**Written request**
Retype only what runs from the beginning of the data through the line with "box_colors = ['#ffffff', '#bebebe', '#4d4d4d']"; please omit the pictures and keep every line exact.

Source code of charts:
******

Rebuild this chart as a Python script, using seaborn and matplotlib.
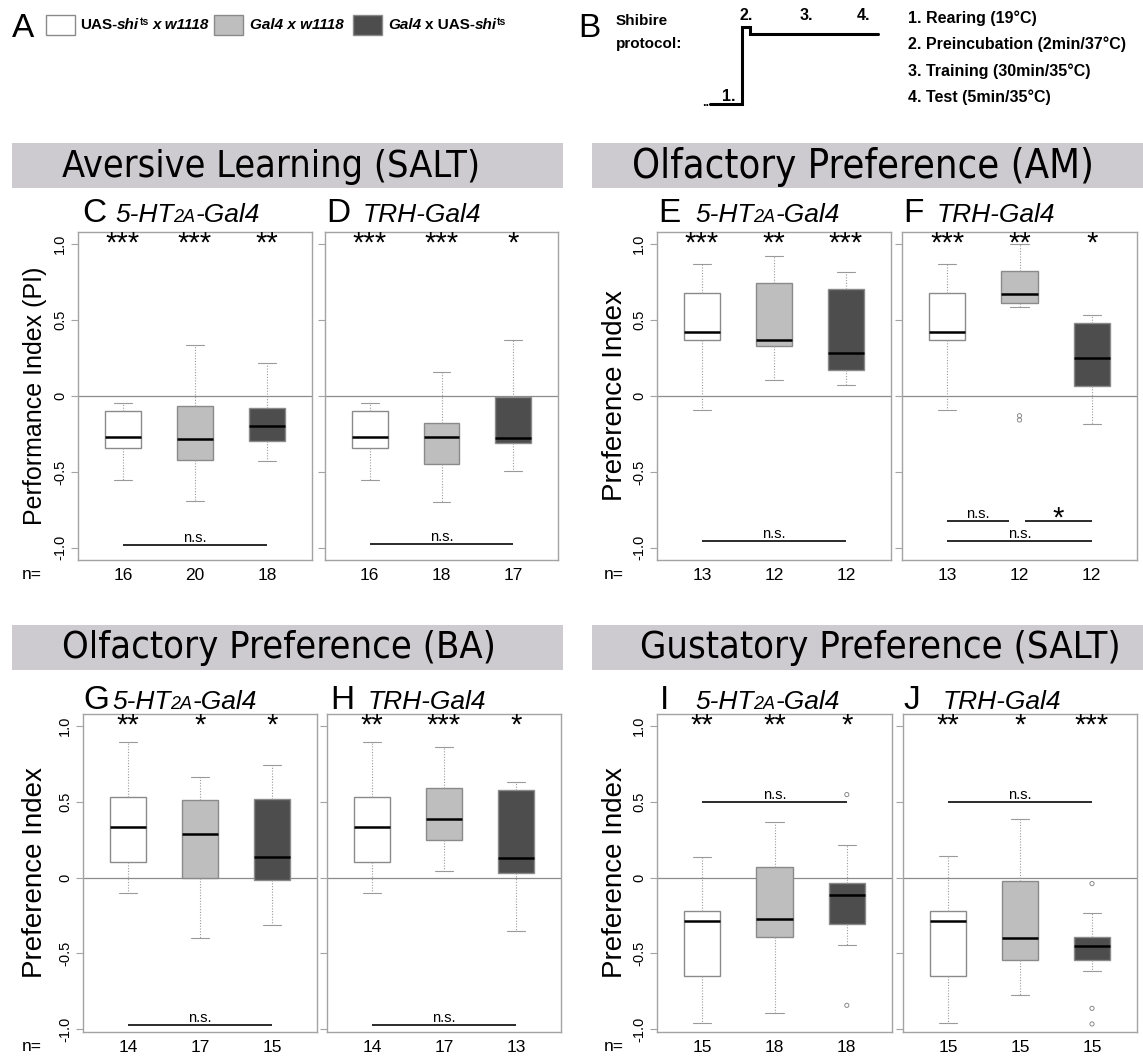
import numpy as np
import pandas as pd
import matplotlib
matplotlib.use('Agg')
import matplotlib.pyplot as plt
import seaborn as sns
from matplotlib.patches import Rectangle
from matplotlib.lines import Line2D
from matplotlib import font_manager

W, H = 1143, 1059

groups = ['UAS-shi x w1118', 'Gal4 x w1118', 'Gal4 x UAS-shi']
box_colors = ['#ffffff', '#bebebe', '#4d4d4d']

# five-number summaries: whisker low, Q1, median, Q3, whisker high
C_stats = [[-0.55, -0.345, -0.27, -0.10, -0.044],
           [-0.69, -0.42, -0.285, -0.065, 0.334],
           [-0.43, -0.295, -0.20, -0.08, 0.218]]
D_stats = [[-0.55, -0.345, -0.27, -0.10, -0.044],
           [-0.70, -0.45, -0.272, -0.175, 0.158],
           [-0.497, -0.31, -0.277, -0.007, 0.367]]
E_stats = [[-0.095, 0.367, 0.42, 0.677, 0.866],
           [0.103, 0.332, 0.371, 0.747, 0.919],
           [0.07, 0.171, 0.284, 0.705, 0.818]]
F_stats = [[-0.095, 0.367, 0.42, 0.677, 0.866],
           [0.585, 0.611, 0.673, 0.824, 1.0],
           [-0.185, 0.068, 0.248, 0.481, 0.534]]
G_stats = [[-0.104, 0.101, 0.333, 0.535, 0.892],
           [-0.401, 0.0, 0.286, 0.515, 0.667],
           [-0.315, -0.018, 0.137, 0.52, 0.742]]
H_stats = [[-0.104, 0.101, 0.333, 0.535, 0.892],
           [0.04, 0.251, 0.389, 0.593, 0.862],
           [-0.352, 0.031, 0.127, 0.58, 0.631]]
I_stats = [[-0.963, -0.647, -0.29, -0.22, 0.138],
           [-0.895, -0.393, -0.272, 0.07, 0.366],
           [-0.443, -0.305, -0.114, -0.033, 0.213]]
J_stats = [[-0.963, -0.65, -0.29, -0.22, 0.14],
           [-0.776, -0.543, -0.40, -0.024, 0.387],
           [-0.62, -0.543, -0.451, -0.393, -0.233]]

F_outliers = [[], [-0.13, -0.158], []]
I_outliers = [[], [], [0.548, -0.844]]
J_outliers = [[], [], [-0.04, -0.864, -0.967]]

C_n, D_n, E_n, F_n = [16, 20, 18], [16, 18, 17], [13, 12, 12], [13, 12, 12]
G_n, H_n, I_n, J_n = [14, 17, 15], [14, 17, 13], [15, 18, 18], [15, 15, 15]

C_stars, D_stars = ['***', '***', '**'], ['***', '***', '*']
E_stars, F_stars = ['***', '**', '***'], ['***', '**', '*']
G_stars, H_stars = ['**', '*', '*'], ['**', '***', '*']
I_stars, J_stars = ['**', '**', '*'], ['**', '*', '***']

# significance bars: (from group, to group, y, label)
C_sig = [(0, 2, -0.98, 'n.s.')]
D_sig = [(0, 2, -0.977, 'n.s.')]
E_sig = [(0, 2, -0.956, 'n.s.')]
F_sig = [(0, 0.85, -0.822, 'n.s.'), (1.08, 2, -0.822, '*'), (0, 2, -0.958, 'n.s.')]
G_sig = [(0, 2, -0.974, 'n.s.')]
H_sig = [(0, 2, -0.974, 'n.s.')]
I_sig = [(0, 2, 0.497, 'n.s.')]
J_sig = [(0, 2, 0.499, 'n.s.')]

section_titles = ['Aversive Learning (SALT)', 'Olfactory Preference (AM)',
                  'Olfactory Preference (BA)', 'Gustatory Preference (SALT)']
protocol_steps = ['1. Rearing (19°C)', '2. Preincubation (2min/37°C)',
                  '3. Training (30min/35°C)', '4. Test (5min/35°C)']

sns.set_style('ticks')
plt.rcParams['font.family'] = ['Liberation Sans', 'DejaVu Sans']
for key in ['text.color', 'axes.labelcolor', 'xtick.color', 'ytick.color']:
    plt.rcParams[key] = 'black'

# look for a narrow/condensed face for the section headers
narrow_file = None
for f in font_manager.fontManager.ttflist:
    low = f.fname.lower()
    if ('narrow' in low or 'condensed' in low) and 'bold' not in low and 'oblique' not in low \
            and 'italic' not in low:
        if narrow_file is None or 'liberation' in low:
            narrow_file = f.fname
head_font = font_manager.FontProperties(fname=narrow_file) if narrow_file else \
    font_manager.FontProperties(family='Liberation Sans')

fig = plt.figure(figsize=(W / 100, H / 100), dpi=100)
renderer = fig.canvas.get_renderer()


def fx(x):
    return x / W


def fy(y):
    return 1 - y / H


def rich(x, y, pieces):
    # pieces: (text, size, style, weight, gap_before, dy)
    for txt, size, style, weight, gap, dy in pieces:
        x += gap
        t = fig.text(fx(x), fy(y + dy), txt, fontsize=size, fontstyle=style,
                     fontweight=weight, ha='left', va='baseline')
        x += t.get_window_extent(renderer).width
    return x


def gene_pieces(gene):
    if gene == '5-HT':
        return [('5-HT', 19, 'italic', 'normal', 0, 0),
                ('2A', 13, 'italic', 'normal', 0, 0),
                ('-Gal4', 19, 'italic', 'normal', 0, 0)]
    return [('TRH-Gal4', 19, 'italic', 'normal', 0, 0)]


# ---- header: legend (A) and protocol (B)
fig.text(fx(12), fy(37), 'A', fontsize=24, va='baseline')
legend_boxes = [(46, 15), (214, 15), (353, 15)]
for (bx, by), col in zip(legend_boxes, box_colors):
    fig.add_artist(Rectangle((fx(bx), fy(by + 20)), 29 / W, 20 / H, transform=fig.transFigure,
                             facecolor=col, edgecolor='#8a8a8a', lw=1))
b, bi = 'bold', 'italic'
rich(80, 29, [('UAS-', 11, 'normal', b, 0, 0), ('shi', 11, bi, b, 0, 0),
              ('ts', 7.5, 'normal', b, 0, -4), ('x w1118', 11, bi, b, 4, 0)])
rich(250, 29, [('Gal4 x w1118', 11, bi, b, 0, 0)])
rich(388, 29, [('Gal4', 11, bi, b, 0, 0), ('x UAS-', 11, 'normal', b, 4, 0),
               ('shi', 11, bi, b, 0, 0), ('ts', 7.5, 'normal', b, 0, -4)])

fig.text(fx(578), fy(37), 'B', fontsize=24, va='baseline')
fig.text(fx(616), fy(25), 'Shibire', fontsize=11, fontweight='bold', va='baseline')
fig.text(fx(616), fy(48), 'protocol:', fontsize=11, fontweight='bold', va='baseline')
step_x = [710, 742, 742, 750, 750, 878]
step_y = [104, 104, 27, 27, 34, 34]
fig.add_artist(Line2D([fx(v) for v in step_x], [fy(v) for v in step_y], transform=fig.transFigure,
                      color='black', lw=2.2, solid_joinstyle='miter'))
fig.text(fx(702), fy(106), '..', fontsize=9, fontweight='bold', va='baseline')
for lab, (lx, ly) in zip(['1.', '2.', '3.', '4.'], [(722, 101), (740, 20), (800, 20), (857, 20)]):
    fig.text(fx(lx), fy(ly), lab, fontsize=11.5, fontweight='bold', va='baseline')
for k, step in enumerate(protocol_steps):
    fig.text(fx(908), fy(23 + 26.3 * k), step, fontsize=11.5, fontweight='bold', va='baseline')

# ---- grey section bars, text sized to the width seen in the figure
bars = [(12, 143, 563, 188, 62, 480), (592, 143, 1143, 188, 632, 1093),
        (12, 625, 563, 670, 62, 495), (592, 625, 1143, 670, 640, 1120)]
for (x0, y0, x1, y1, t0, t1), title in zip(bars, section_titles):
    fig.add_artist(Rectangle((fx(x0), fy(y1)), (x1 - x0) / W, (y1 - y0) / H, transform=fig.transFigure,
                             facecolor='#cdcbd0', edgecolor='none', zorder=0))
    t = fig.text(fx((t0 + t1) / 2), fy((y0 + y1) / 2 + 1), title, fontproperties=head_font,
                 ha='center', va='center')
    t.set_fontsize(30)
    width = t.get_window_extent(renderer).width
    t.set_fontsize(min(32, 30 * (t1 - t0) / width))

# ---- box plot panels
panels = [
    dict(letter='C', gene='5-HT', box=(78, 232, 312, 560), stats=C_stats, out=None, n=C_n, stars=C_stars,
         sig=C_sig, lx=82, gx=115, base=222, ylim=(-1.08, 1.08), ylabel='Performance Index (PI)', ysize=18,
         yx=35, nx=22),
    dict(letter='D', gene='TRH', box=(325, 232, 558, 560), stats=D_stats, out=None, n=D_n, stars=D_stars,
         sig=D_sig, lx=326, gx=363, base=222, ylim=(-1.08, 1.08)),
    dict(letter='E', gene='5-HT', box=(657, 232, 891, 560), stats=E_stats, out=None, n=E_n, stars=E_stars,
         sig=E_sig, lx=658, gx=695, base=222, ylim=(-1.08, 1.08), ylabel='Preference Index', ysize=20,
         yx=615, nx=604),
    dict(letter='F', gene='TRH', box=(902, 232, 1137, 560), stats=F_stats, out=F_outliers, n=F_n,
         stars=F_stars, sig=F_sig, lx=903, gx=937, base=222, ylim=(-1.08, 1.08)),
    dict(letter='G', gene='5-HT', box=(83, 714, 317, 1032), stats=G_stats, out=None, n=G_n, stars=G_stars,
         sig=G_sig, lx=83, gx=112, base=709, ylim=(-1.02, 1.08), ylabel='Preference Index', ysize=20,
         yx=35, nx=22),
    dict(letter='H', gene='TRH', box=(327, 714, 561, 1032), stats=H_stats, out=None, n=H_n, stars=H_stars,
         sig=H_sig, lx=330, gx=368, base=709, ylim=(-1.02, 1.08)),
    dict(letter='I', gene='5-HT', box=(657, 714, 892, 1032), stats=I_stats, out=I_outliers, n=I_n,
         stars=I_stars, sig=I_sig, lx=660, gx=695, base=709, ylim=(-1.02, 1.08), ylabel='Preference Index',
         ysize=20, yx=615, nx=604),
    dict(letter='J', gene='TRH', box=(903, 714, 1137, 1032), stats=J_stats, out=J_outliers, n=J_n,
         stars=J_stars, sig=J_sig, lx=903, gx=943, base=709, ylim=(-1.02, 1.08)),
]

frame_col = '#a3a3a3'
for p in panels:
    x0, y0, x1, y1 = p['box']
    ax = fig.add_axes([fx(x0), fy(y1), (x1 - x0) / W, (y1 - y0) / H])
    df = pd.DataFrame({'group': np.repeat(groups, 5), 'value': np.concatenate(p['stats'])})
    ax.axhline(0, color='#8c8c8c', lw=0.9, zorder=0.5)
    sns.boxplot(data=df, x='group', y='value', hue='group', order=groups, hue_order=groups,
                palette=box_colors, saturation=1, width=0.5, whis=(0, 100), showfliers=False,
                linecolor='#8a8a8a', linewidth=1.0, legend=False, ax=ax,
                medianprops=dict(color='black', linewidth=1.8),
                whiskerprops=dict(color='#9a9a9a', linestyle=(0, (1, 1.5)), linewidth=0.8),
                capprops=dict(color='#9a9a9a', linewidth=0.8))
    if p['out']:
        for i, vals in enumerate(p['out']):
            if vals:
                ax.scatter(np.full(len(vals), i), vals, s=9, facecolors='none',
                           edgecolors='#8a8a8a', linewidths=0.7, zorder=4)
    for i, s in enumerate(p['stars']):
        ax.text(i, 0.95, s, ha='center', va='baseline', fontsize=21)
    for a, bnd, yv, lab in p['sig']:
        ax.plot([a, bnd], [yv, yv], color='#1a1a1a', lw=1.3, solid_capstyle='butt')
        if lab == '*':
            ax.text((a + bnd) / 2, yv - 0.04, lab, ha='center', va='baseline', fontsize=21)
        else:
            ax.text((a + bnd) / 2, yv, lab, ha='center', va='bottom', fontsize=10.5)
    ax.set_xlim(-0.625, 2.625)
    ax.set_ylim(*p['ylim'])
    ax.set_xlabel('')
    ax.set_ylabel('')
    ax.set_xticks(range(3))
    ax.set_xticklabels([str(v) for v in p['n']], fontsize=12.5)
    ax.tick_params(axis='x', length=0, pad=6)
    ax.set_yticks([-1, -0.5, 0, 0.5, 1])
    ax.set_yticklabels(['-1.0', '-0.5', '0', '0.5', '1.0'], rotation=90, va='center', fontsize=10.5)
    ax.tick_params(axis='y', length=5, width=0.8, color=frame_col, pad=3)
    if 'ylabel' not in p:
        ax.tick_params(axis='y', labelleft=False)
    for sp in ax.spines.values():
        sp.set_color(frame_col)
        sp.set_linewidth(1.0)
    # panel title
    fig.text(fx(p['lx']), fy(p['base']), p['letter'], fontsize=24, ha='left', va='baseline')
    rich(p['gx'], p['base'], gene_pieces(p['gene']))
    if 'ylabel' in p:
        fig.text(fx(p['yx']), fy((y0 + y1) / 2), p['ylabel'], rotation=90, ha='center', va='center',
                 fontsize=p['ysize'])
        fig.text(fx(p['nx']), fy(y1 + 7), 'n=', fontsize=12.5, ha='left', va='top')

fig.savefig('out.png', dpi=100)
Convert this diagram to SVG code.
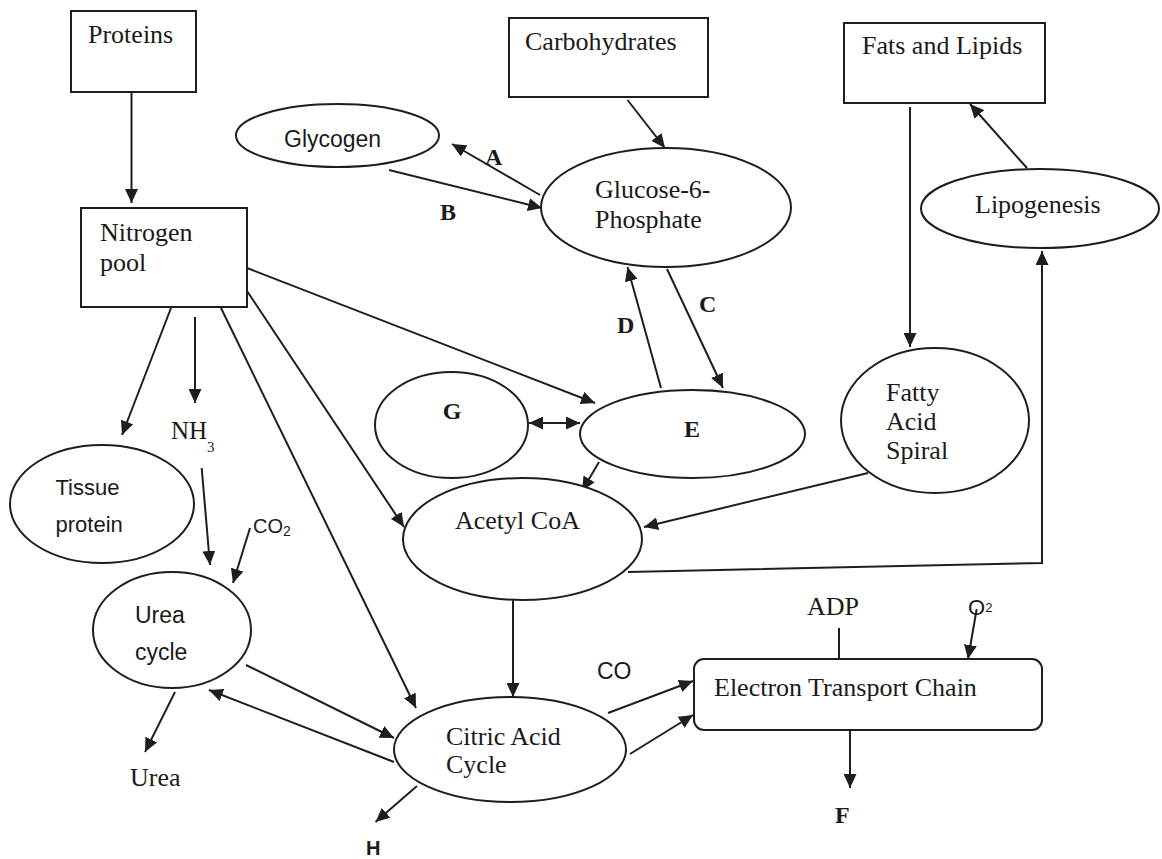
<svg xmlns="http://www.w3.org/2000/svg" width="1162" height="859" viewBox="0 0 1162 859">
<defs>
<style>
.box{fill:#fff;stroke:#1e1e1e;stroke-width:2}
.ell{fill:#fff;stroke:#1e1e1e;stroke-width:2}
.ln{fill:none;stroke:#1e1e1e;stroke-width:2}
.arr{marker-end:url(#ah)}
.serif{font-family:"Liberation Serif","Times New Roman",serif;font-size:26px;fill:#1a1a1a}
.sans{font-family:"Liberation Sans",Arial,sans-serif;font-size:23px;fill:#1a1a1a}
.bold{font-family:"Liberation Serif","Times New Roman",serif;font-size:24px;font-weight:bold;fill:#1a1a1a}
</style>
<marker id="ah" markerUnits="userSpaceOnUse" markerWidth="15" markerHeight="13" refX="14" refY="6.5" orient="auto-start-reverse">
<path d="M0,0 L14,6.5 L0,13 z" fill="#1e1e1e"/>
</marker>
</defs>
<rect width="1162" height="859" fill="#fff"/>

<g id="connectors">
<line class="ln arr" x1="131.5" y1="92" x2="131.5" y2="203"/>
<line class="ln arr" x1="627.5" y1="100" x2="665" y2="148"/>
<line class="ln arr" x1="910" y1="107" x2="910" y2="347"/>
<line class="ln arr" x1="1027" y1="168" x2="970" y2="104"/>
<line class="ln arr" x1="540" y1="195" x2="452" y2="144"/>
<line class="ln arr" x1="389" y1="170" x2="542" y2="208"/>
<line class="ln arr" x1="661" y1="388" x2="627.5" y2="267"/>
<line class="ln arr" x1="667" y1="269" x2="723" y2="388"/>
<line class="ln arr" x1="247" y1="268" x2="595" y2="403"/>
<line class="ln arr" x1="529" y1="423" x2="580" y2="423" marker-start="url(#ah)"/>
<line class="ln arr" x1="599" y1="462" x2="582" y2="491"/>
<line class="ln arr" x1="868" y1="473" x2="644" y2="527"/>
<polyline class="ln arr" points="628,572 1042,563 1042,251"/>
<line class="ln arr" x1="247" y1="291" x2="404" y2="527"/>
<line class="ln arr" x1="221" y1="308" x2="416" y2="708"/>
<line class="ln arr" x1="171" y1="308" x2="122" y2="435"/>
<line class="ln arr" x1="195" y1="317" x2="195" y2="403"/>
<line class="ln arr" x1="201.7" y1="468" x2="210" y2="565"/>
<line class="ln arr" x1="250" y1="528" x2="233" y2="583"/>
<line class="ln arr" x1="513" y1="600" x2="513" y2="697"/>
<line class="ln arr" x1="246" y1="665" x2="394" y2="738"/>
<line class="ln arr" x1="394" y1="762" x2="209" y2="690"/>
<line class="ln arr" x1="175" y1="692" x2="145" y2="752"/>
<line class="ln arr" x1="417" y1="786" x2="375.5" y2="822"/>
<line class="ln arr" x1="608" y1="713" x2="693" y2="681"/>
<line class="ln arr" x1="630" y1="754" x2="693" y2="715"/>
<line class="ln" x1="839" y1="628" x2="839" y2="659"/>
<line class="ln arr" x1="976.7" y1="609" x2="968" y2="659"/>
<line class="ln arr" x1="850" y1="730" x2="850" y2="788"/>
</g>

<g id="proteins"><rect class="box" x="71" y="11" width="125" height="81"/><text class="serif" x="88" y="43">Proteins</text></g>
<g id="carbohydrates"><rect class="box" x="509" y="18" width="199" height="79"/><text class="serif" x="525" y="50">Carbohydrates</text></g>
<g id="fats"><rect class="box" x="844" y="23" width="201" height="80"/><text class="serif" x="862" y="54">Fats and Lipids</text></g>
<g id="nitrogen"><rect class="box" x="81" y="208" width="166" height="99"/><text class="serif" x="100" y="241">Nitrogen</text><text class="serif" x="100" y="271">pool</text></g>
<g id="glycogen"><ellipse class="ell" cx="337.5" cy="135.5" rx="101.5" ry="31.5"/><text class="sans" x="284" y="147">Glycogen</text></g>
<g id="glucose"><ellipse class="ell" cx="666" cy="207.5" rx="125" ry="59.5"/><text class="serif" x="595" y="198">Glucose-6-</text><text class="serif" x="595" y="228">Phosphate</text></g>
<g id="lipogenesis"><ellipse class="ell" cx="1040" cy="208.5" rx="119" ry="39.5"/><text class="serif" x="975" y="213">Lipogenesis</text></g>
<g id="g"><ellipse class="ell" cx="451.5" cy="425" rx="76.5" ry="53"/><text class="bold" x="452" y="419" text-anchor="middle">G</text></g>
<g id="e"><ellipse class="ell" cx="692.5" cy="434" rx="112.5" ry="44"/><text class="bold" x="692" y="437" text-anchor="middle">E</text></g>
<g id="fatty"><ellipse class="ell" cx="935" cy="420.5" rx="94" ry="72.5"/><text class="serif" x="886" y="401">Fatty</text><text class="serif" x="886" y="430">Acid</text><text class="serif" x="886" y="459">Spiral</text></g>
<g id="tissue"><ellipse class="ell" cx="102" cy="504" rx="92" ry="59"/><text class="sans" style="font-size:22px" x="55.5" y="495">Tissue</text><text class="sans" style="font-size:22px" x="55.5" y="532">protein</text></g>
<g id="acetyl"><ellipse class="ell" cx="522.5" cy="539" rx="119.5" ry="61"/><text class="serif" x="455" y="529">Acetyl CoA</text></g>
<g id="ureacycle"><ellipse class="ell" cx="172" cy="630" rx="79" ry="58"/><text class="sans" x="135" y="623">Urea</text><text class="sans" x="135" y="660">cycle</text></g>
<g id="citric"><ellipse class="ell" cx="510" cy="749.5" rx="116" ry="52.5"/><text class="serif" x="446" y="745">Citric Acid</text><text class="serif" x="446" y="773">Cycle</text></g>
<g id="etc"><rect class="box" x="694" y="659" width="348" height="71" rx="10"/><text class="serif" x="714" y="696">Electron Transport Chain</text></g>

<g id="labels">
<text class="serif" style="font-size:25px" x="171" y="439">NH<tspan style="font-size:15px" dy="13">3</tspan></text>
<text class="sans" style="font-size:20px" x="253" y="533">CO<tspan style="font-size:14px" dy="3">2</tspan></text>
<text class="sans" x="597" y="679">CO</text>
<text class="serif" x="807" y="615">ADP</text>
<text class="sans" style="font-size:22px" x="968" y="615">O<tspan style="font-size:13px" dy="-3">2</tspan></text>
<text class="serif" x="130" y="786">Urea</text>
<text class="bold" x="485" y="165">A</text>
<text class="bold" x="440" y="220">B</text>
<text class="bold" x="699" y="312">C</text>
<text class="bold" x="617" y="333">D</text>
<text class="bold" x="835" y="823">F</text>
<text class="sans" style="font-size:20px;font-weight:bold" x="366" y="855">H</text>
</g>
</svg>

******

**The completed task**
Rebuild this chart as a Python script, using seaborn and matplotlib.
import numpy as np
import pandas as pd
import matplotlib
matplotlib.use('Agg')
import matplotlib.pyplot as plt
import seaborn as sns
from matplotlib.patches import Rectangle
from matplotlib.lines import Line2D
from matplotlib import font_manager

W, H = 1143, 1059

groups = ['UAS-shi x w1118', 'Gal4 x w1118', 'Gal4 x UAS-shi']
box_colors = ['#ffffff', '#bebebe', '#4d4d4d']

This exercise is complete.